Tropical cyclone eyewall cycle impact on intensity and wind field structure

Intense tropical cyclones frequently contain multiple eyewalls as viewed by passive microwave satellite sensors. Storm intensity, the radius of maximum winds and the corresponding surface wind field evolve as the eyewall replacement cycle unfolds. Unfortunately, our ability to monitor these three vital characteristics has been woefully lacking since the majority of Category 5 systems inhabit tropical basins other than the relatively reconnaissance aircraft rich Atlantic. However, the 2005 season provided an unusual opportunity to map three Cat 5 storms (Emily, Katrina, and Rita) with multiple aircraft platforms and sensors and correlate with satellite eyewall configurations.

Eyewall cycles have the following pattern; a) a single small intense eyewall that contracts till, b) a secondary eyewall forms at a larger radii, engulfing the inner eyewall, c) outer eyewall cuts off circulation to the inner eyewall that decays and eventually collapses, and d) outer eyewall becomes the primary inner structure and it begins contraction again if environmental conditions permit. The eyewall replacement cycle occurs in approximately 75% of western Pacific storms reaching 120 kts or higher (averages 6/year), but operational aircraft flights ceased in 1987. In contrast, the Atlantic basin typically has only two 120 kt or stronger storms per year and ~60% of them have multiple eyewalls.

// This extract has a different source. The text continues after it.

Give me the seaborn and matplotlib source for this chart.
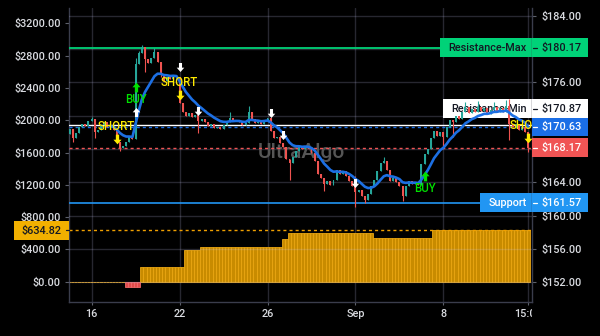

The United States provides routine storm monitoring in the Atlantic, Gulf of Mexico and Caribbean Sea with sophisticated recon aircraft for all systems that may impact the US mainland and much of the Caribbean and Mexico. The aircraft provide accurate measurements of eyewall diameter and the radius of maximum winds in addition to surface wind observations via a passive microwave sensor and dropsonde values at the lowest reporting levels. Thus, 2005 aircraft data in Emily, Katrina and Rita will help gauge the pulse of each storm as they undergo eyewall cycle structural changes.

Warning agencies are now aware of eyewall cycles and are just beginning to gain confidence that when a storm starts a cycle that a temporary intensity decrease has begun. Documenting storm characteristics as outlined here will greatly assist in bridging a gap in our understanding of storm values when aircraft data are not readily available and aid forecast agencies throughout the world.